Much of this bright fizz is thanks to Rachel Brosnahan, a Lois Lane with spiky nerve and sly timing. I’ve been partial to her mercurial, seen-it-all energy ever since House of Cards, and here, trading quicksilver dialogue and tender challenge with Corenswet, she practically reboots the role from the ground up. Take the moment when, in the middle of a dire rescue mission, she’s stuck waiting in Mister Terrific’s garage—tense silence stretching as his supposedly high-tech flying capsule sits idle behind the world’s slowest garage door. Lois breaks the tension with, “You have a flying saucer, but can’t get a faster garage door?” It’s pure comic-book vaudeville—Gunn’s Marvel-proven aesthetic, all eye-popping colors and self-mocking quips, finally freeing DC from its customary, ponderous gloom.

But not all that glitters is super. When a kaiju strides into the frame—a moment seemingly block-lifted from the pixelated anxieties of any modern blockbuster—the flames flicker and stutter with the crunchy weightlessness of a PlayStation cutscene circa 2013, a reminder that no amount of clever banter can always patch up a visual-effects budget straining at the leash. Gunn’s giddy embrace of comic-book excess is exhilarating, but when your monster flames look like afterthoughts, the spell is briefly broken.

Still, Gunn packs the screen with a riot of new faces and ephemera: Mr. Terrific, with his stoic incredulity and robotic aides, emerges not just as scene-stealer but as a contender for franchise breakout star. Even Nathan Fillion’s Green Lantern and the irascible Hawkgirl (as grumpy as a reincarnated immortal ought to be) shimmer in the Technicolor melee—a reminder that Gunn, part-imp, part-carnival barker, excels at organizing the unruliest funhouse.

And then there’s Nicholas Hoult—he of the porcelain charm and villainous aspirations—cast as Lex Luthor. Much as I like Hoult, he’s less Man of Steel’s nemesis and more “the clever intern you’d want to have coffee with.” Even with a shaved head and the arch glower dictated by Luthorian tradition, the menace never quite lands—he’s not so much a “bad guy” as a method actor hunting, with poised frustration, for a reason to loathe a man in a cape.

Gunn, of course, is the difference here.
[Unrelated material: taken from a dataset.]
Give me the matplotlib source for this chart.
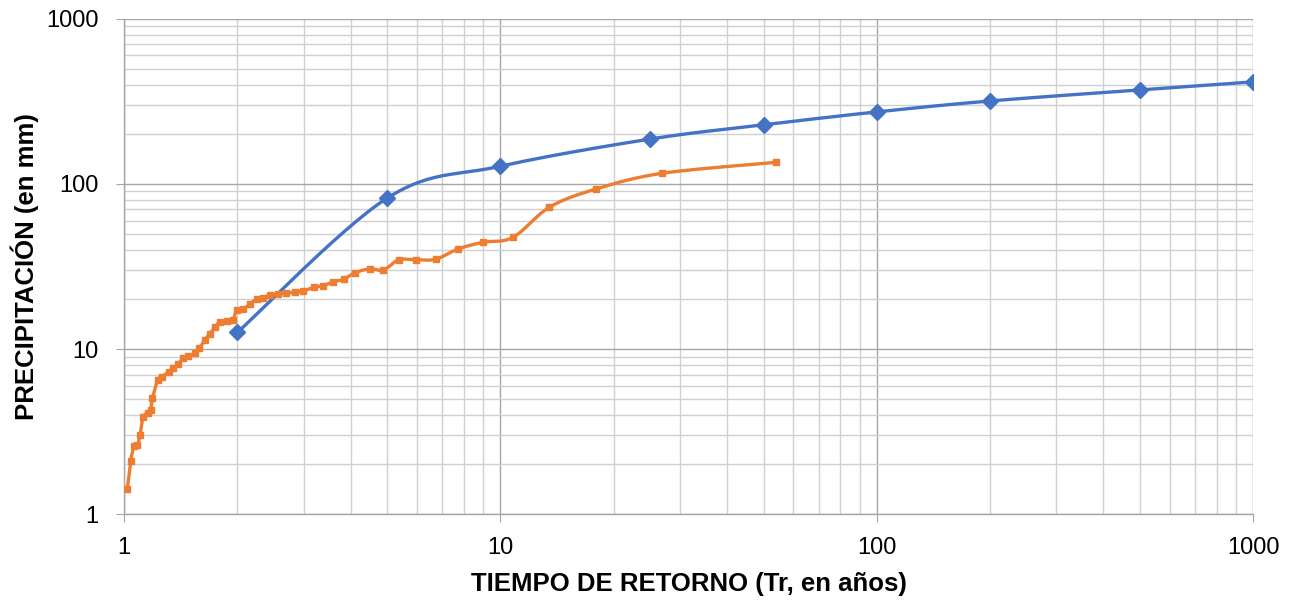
import numpy as np
import matplotlib
matplotlib.use("Agg")
import matplotlib.pyplot as plt
from matplotlib.ticker import LogLocator, FixedLocator, NullFormatter, FixedFormatter

plt.rcParams['font.family'] = ['Liberation Sans', 'DejaVu Sans']

# Blue series (theoretical)
tr_blue = [2, 5, 10, 25, 50, 100, 200, 500, 1000]
p_blue = [12.6, 82, 128, 187, 228, 273, 318, 371, 415]

# Orange series (observed)
tr_orange = [1.02, 1.042, 1.063, 1.085, 1.103, 1.125, 1.16, 1.177, 1.19, 1.229, 1.259,
             1.317, 1.352, 1.394, 1.437, 1.48, 1.544, 1.585, 1.64, 1.69, 1.745, 1.80,
             1.875, 1.945, 1.993, 2.074, 2.16, 2.25, 2.343, 2.443, 2.57, 2.70, 2.846,
             2.99, 3.19, 3.385, 3.6, 3.83, 4.11, 4.51, 4.89, 5.37, 5.98, 6.74, 7.7,
             8.98, 10.8, 13.5, 17.9, 26.9, 53.8]
p_orange = [1.41, 2.10, 2.58, 2.62, 3.01, 3.89, 4.08, 4.27, 5.02, 6.49, 6.79,
            7.29, 7.64, 8.17, 8.79, 9.06, 9.42, 10.1, 11.35, 12.4, 13.6, 14.6,
            14.8, 14.96, 17.2, 17.4, 18.8, 20.0, 20.5, 21.2, 21.6, 21.7, 22.2,
            22.5, 23.6, 24.2, 25.6, 26.4, 29.0, 30.6, 30.1, 34.7, 34.7, 35.0, 40.3,
            44.3, 47.5, 72.3, 93.0, 116, 135]

x_ticks = [1, 10, 100, 1000]
x_tick_labels = ['1', '10', '100', '1000']
y_ticks = [1, 10, 100, 1000]
y_tick_labels = ['1', '10', '100', '1000']


def smooth_log(xs, ys, n=30, t=1/6):
    lx = np.log10(np.asarray(xs, float))
    ly = np.log10(np.asarray(ys, float))
    pts = np.column_stack([lx, ly])
    out = [pts[0]]
    for i in range(len(pts) - 1):
        p0 = pts[i - 1] if i > 0 else pts[i]
        p1 = pts[i]
        p2 = pts[i + 1]
        p3 = pts[i + 2] if i + 2 < len(pts) else pts[i + 1]
        c1 = p1 + (p2 - p0) * t
        c2 = p2 - (p3 - p1) * t
        s = np.linspace(0, 1, n)[1:, None]
        seg = ((1 - s) ** 3) * p1 + 3 * ((1 - s) ** 2) * s * c1 + 3 * (1 - s) * s ** 2 * c2 + s ** 3 * p2
        out.extend(seg)
    out = np.array(out)
    return 10 ** out[:, 0], 10 ** out[:, 1]


fig = plt.figure(figsize=(12.92, 6.07), dpi=100)
ax = fig.add_axes([0.096, 0.153, 0.874, 0.816])
ax.set_xscale('log')
ax.set_yscale('log')
ax.set_xlim(1, 1000)
ax.set_ylim(1, 1000)

bx, by = smooth_log(tr_blue, p_blue)
ax.plot(bx, by, color='#4472C4', lw=2.4, zorder=3)
ax.plot(tr_blue, p_blue, ls='none', marker='D', ms=8, color='#4472C4', zorder=4)

ox, oy = smooth_log(tr_orange, p_orange)
ax.plot(ox, oy, color='#ED7D31', lw=2.4, zorder=3)
ax.plot(tr_orange, p_orange, ls='none', marker='s', ms=4.5, color='#ED7D31', zorder=4)

ax.xaxis.set_major_locator(FixedLocator(x_ticks))
ax.xaxis.set_major_formatter(FixedFormatter(x_tick_labels))
ax.yaxis.set_major_locator(FixedLocator(y_ticks))
ax.yaxis.set_major_formatter(FixedFormatter(y_tick_labels))
ax.xaxis.set_minor_locator(LogLocator(base=10, subs=np.arange(2, 10)))
ax.yaxis.set_minor_locator(LogLocator(base=10, subs=np.arange(2, 10)))
ax.xaxis.set_minor_formatter(NullFormatter())
ax.yaxis.set_minor_formatter(NullFormatter())

ax.grid(which='major', color='#a6a6a6', lw=1.0, zorder=0)
ax.grid(which='minor', color='#d0d0d0', lw=1.0, zorder=0)
ax.set_axisbelow(True)

for s in ['top', 'right']:
    ax.spines[s].set_visible(False)
for s in ['left', 'bottom']:
    ax.spines[s].set_color('#a6a6a6')
    ax.spines[s].set_linewidth(1.0)

ax.tick_params(axis='x', which='major', length=5.8, color='#a6a6a6', labelsize=17,
               labelcolor='#000000', pad=11)
ax.tick_params(axis='y', which='major', length=5.5, color='#a6a6a6', labelsize=17,
               labelcolor='#000000', pad=13)
ax.tick_params(which='minor', length=0)

ax.set_xlabel('TIEMPO DE RETORNO (Tr, en años)', fontsize=18.5, fontweight='bold', labelpad=9)
ax.set_ylabel('PRECIPITACIÓN (en mm)', fontsize=18.5, fontweight='bold', labelpad=5)

fig.savefig('out.png', dpi=100)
DC has spent the last decade knotted in self-seriousness—films that mistake scowling for profundity, and murk for gravitas. Superman throws open the shades: sunlight pours in, characters bicker and banter, romances are allowed to percolate without doom hanging overhead. The best surprise? The whole affair is unapologetically, majestically comic-booky: canines with capes, sentient robots, pocket universes, and supervillainous schemes that feel hand-drawn rather than focus-grouped.

If Cavill’s Superman felt etched from granite—a monument at which we were meant to genuflect—Corenswet’s is endearing, emotionally tossed about, the kid with the dog (Krypto is the MVP) who struggles with the sadness and the joke at the same time. This is, in the end, the super-saga of Monkey Bots and meme hordes, super-dogs and garage door gags—a world where “truth, justice and the American way” means ducking a digital brick as often as a Kryptonite bullet.
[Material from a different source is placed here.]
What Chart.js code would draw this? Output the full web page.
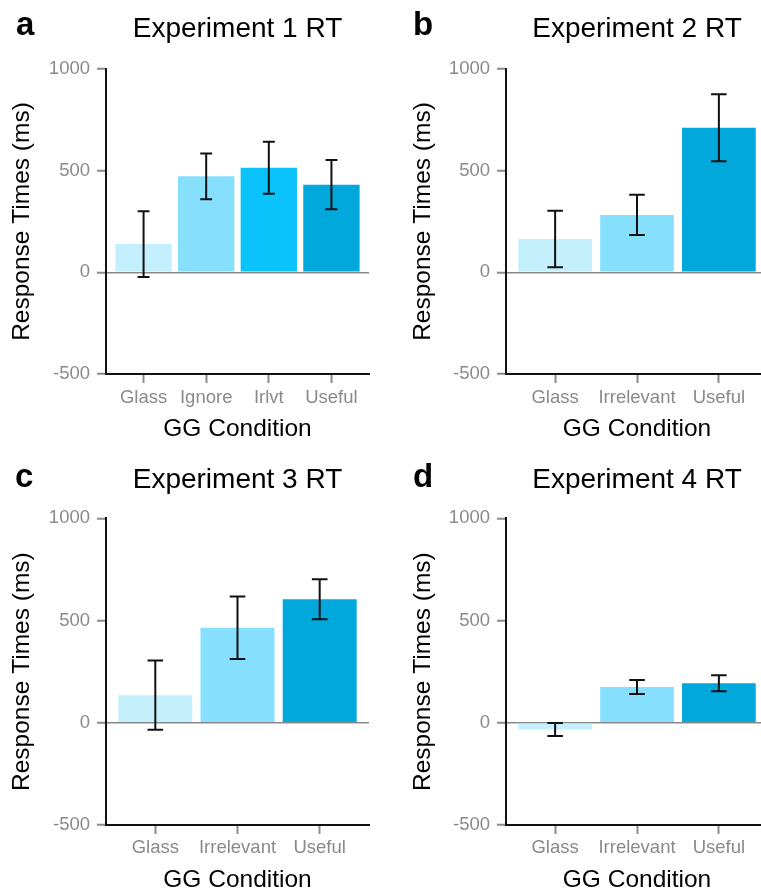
<!DOCTYPE html>
<html>
<head>
<meta charset="utf-8">
<script src="https://cdn.jsdelivr.net/npm/chart.js@4.4.1/dist/chart.umd.min.js"></script>
<style>
html, body { margin: 0; padding: 0; width: 761px; height: 892px; overflow: hidden; background: #fff; }
canvas { position: absolute; }
.tag { position: absolute; font: bold 33px 'Liberation Sans', Arial, sans-serif; line-height: 33px; color: #000; }
</style>
</head>
<body>
<canvas id="c1" width="380" height="446" style="left:0;top:0"></canvas>
<canvas id="c2" width="395" height="446" style="left:380px;top:0"></canvas>
<canvas id="c3" width="380" height="452" style="left:0;top:446px"></canvas>
<canvas id="c4" width="395" height="452" style="left:380px;top:446px"></canvas>
<div class="tag" style="left:16px;top:7px">a</div>
<div class="tag" style="left:413px;top:7px">b</div>
<div class="tag" style="left:15px;top:459px">c</div>
<div class="tag" style="left:413px;top:459px">d</div>
<script>
// conditions
const cats1 = ['Glass', 'Ignore', 'Irlvt', 'Useful'];
const cats = ['Glass', 'Irrelevant', 'Useful'];

// mean response times and error bar half widths (ms)
const rt1 = [139, 472, 514, 431];
const err1 = [162, 113, 128, 121];
const rt2 = [164, 282, 711];
const err2 = [139, 99, 165];
const rt3 = [135, 465, 604];
const err3 = [169, 153, 98];
const rt4 = [-33, 175, 193];
const err4 = [32, 34, 39];

const yTicks = [-500, 0, 500, 1000];

const cols1 = ['#C4EFFD', '#87DFFE', '#0BC3FB', '#00A8DC'];
const cols = ['#C4EFFD', '#87DFFE', '#00A8DC'];

const gray = '#8a8a8a';
Chart.defaults.font.family = "'Liberation Sans', Arial, sans-serif";

function errorBars(errs) {
    return {
        id: 'errorBars',
        afterDatasetsDraw(chart) {
            const x = chart.scales.x, y = chart.scales.y;
            const ctx = chart.ctx;
            const cap = 0.19 * (x.getPixelForValue(2) - x.getPixelForValue(1)) / 2;
            const pts = chart.data.datasets[0].data;
            ctx.save();
            ctx.strokeStyle = '#111';
            ctx.lineWidth = 2;
            pts.forEach((p, i) => {
                const px = x.getPixelForValue(p.x);
                const hi = y.getPixelForValue(p.y + errs[i]);
                const lo = y.getPixelForValue(p.y - errs[i]);
                ctx.beginPath();
                ctx.moveTo(px, hi); ctx.lineTo(px, lo);
                ctx.moveTo(px - cap, hi); ctx.lineTo(px + cap, hi);
                ctx.moveTo(px - cap, lo); ctx.lineTo(px + cap, lo);
                ctx.stroke();
            });
            ctx.restore();
        }
    };
}

function panel(id, labels, means, errs, colors, title, b) {
    const n = labels.length;
    return new Chart(document.getElementById(id), {
        type: 'bar',
        data: {
            datasets: [{
                data: labels.map((l, i) => ({ x: i + 1, y: means[i] })),
                backgroundColor: colors,
                borderWidth: 0,
                barPercentage: 0.9,
                categoryPercentage: 1
            }]
        },
        options: {
            responsive: false,
            animation: false,
            layout: { padding: { left: 0, right: b.w - b.right, top: 0, bottom: 0 } },
            plugins: {
                legend: { display: false },
                tooltip: { enabled: false },
                title: {
                    display: true,
                    fullSize: false,
                    text: title,
                    color: '#000',
                    font: { size: 28, weight: 'normal' },
                    padding: { top: b.titleTop, bottom: b.top - b.titleTop - 33.6 }
                }
            },
            scales: {
                x: {
                    type: 'linear',
                    offset: false,
                    min: 0.4,
                    max: n + 0.6,
                    afterBuildTicks: s => { s.ticks = labels.map((l, i) => ({ value: i + 1 })); },
                    afterFit: s => { s.height = b.h - b.bottom; },
                    ticks: {
                        color: gray,
                        font: { size: 18.5 },
                        padding: b.xPad,
                        maxRotation: 0,
                        autoSkip: false,
                        callback: v => labels[v - 1]
                    },
                    grid: { offset: false, drawOnChartArea: false, tickLength: 9, tickColor: gray, tickWidth: 2 },
                    border: { display: true, color: '#111', width: 2 },
                    title: {
                        display: true,
                        text: 'GG Condition',
                        color: '#000',
                        font: { size: 24.5 },
                        padding: { top: 0, bottom: b.xTitleBottom }
                    }
                },
                y: {
                    min: -500,
                    max: 1000,
                    afterBuildTicks: s => { s.ticks = yTicks.map(v => ({ value: v })); },
                    afterFit: s => { s.width = b.left; },
                    ticks: { color: gray, font: { size: 18.5 }, padding: 7, callback: v => String(v) },
                    grid: {
                        color: c => (c.tick && c.tick.value === 0 ? '#888' : 'rgba(0,0,0,0)'),
                        lineWidth: 1.5,
                        tickLength: 9,
                        tickColor: gray,
                        tickWidth: 2
                    },
                    border: { display: true, color: '#111', width: 2 },
                    title: {
                        display: true,
                        text: 'Response Times (ms)',
                        color: '#000',
                        font: { size: 24.5 },
                        padding: { top: b.yTitleTop, bottom: 0 }
                    }
                }
            }
        },
        plugins: [errorBars(errs)]
    });
}

const top1 = { w: 380, h: 446, left: 106, right: 369, top: 69, bottom: 374, titleTop: 12.7, yTitleTop: 7.3, xPad: 4, xTitleBottom: 2 };
const top2 = { w: 395, h: 446, left: 126, right: 388, top: 69, bottom: 374, titleTop: 12.7, yTitleTop: 28.3, xPad: 4, xTitleBottom: 2 };
const bot1 = { w: 380, h: 452, left: 106, right: 369, top: 72.3, bottom: 379, titleTop: 17.4, yTitleTop: 7.3, xPad: 3, xTitleBottom: 3.5 };
const bot2 = { w: 395, h: 452, left: 126, right: 388, top: 72.3, bottom: 379, titleTop: 17.4, yTitleTop: 28.3, xPad: 3, xTitleBottom: 3.5 };

panel('c1', cats1, rt1, err1, cols1, 'Experiment 1 RT', top1);
panel('c2', cats, rt2, err2, cols, 'Experiment 2 RT', top2);
panel('c3', cats, rt3, err3, cols, 'Experiment 3 RT', bot1);
panel('c4', cats, rt4, err4, cols, 'Experiment 4 RT', bot2);
</script>
</body>
</html>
If it’s not perfect—if Lex is a little too dapper and the kaiju flames a little too synthetic—for two hours, this is the Superman movie that lets us look up again, rather than inward. Gunn, that old Marvel slyboots, has finally snuck fun back into the fortress. For once, DC’s optimism feels earned—and with Krypto at Superman’s side, who needs anything else to fly?
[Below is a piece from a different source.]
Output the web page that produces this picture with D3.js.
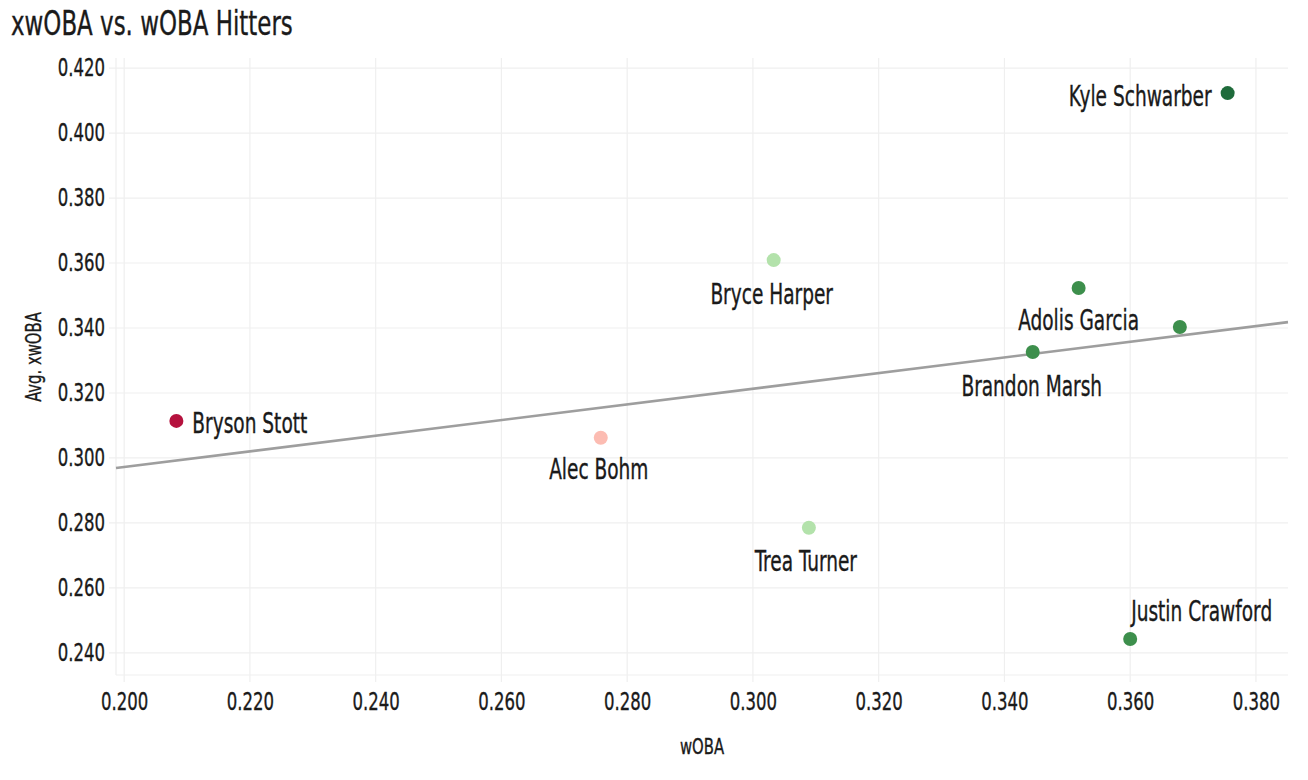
<!DOCTYPE html>
<html>
<head>
<meta charset="utf-8">
<script src="https://cdn.jsdelivr.net/npm/d3@7"></script>
<style>
  html, body { margin: 0; padding: 0; background: #fff; }
  svg text { font-family: "DejaVu Sans Condensed", "Liberation Sans Narrow", "Roboto", sans-serif; fill: #1a1a1a; stroke: #1a1a1a; stroke-width: 0.35px; }
</style>
</head>
<body>
<svg id="chart" width="1308" height="780"></svg>
<script>
// ---- data ----
const players = ["Kyle Schwarber", "Bryce Harper", "Adolis Garcia", "", "Brandon Marsh", "Bryson Stott", "Alec Bohm", "Trea Turner", "Justin Crawford"];
const woba    = [0.3755, 0.3033, 0.3518, 0.3679, 0.3445, 0.2083, 0.2758, 0.3089, 0.3600];
const xwoba   = [0.4123, 0.3609, 0.3523, 0.3403, 0.3326, 0.3114, 0.3062, 0.2785, 0.2443];
const pointColors = ["#1f6b3b", "#b3e2ab", "#3d8f4c", "#3d8f4c", "#3d8f4c", "#b5123e", "#fcbcb2", "#b3e2ab", "#3d8f4c"];
const xTicks = [0.20, 0.22, 0.24, 0.26, 0.28, 0.30, 0.32, 0.34, 0.36, 0.38];
const yTicks = [0.24, 0.26, 0.28, 0.30, 0.32, 0.34, 0.36, 0.38, 0.40, 0.42];
const trendX = [0.1987, 0.3851];
const trendY = [0.2969, 0.3418];

// ---- layout (label placement relative to point) ----
const labelPlacement = [
  {dx: -16, dy: 3, anchor: "end"},
  {dx: -2, dy: 34, anchor: "middle"},
  {dx: 0, dy: 32, anchor: "middle"},
  null,
  {dx: -1, dy: 34, anchor: "middle"},
  {dx: 16, dy: 2, anchor: "start"},
  {dx: -2, dy: 32, anchor: "middle"},
  {dx: -3, dy: 34, anchor: "middle"},
  {dx: 1, dy: -28, anchor: "start"}
];

const SX = 0.75; // horizontal condensing to mimic the narrow reference typeface
function squeeze(sel) {
  sel.each(function () {
    const t = d3.select(this);
    const tx = +t.attr("x") || 0, ty = +t.attr("y") || 0;
    const prev = t.attr("transform") || "";
    t.attr("x", 0).attr("y", 0)
     .attr("transform", `${prev} translate(${tx},${ty}) scale(${SX},1)`);
  });
}

const svg = d3.select("#chart");
const panel = {left: 116, right: 1288, top: 58, bottom: 675};

const x = d3.scaleLinear().domain([0.1987, 0.3851]).range([panel.left, panel.right]);
const y = d3.scaleLinear().domain([0.2332, 0.4231]).range([panel.bottom, panel.top]);

// gridlines
const grid = svg.append("g");
grid.selectAll(".vg").data(xTicks).join("line")
  .attr("x1", d => x(d)).attr("x2", d => x(d))
  .attr("y1", panel.top).attr("y2", panel.bottom + 7)
  .attr("stroke", "#efefef").attr("stroke-width", 1.2);
grid.selectAll(".hg").data(yTicks).join("line")
  .attr("y1", d => y(d)).attr("y2", d => y(d))
  .attr("x1", panel.left - 7).attr("x2", panel.right)
  .attr("stroke", "#efefef").attr("stroke-width", 1.2);
grid.append("line").attr("x1", panel.left).attr("x2", panel.left)
  .attr("y1", panel.top).attr("y2", panel.bottom).attr("stroke", "#efefef").attr("stroke-width", 1.2);
grid.append("line").attr("x1", panel.left).attr("x2", panel.right)
  .attr("y1", panel.bottom).attr("y2", panel.bottom).attr("stroke", "#efefef").attr("stroke-width", 1.2);

// axes (labels only)
const fmt = d3.format(".3f");
const xAxis = svg.append("g").attr("transform", `translate(0,${panel.bottom})`)
  .call(d3.axisBottom(x).tickValues(xTicks).tickFormat(fmt).tickSize(0).tickPadding(18));
xAxis.select(".domain").remove();
xAxis.selectAll("text").attr("font-size", 24.5).style("font-family", null);
squeeze(xAxis.selectAll("text"));

const yAxis = svg.append("g").attr("transform", `translate(${panel.left},0)`)
  .call(d3.axisLeft(y).tickValues(yTicks).tickFormat(fmt).tickSize(0).tickPadding(11));
yAxis.select(".domain").remove();
yAxis.selectAll("text").attr("font-size", 24.5).style("font-family", null);
squeeze(yAxis.selectAll("text"));
svg.selectAll(".tick text").attr("fill", "#1a1a1a");

// trend line
svg.append("line")
  .attr("x1", x(trendX[0])).attr("y1", y(trendY[0]))
  .attr("x2", x(trendX[1])).attr("y2", y(trendY[1]))
  .attr("stroke", "#999").attr("stroke-width", 2.6).attr("opacity", 0.95);

// points
const data = players.map((p, i) => ({name: p, w: woba[i], xw: xwoba[i], c: pointColors[i], lp: labelPlacement[i]}));
svg.append("g").selectAll("circle").data(data).join("circle")
  .attr("cx", d => x(d.w)).attr("cy", d => y(d.xw)).attr("r", 7)
  .attr("fill", d => d.c);

// labels
const labels = svg.append("g").selectAll("text").data(data.filter(d => d.lp && d.name)).join("text")
  .attr("x", d => x(d.w) + d.lp.dx).attr("y", d => y(d.xw) + d.lp.dy)
  .attr("text-anchor", d => d.lp.anchor).attr("dominant-baseline", "central")
  .attr("font-size", 27.5).text(d => d.name);
squeeze(labels);

// titles
squeeze(svg.append("text").attr("x", 11).attr("y", 35).attr("font-size", 34).text("xwOBA vs. wOBA Hitters"));
squeeze(svg.append("text").attr("x", (panel.left + panel.right) / 2).attr("y", 754)
  .attr("text-anchor", "middle").attr("font-size", 22).text("wOBA"));
squeeze(svg.append("text").attr("transform", "translate(41,357) rotate(-90)")
  .attr("text-anchor", "middle").attr("font-size", 22).text("Avg. xwOBA"));
</script>
</body>
</html>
This Superman soars—not by outmuscling Cavill’s brooding demigod or remaking Christopher Reeve’s gentle icon, but by capturing the sense of wonder that first hooked me as a child. When I watched Christopher Reeve’s Superman all those years ago, I felt the awe of a world made bright by heroes. Now, watching Corenswet’s take with my seven-year-old daughter, I can see her experiencing that same wide-eyed excitement. Gunn’s film hands the magic down—a perfect introduction for a new generation, every bit as joyous and inviting as it was for mine.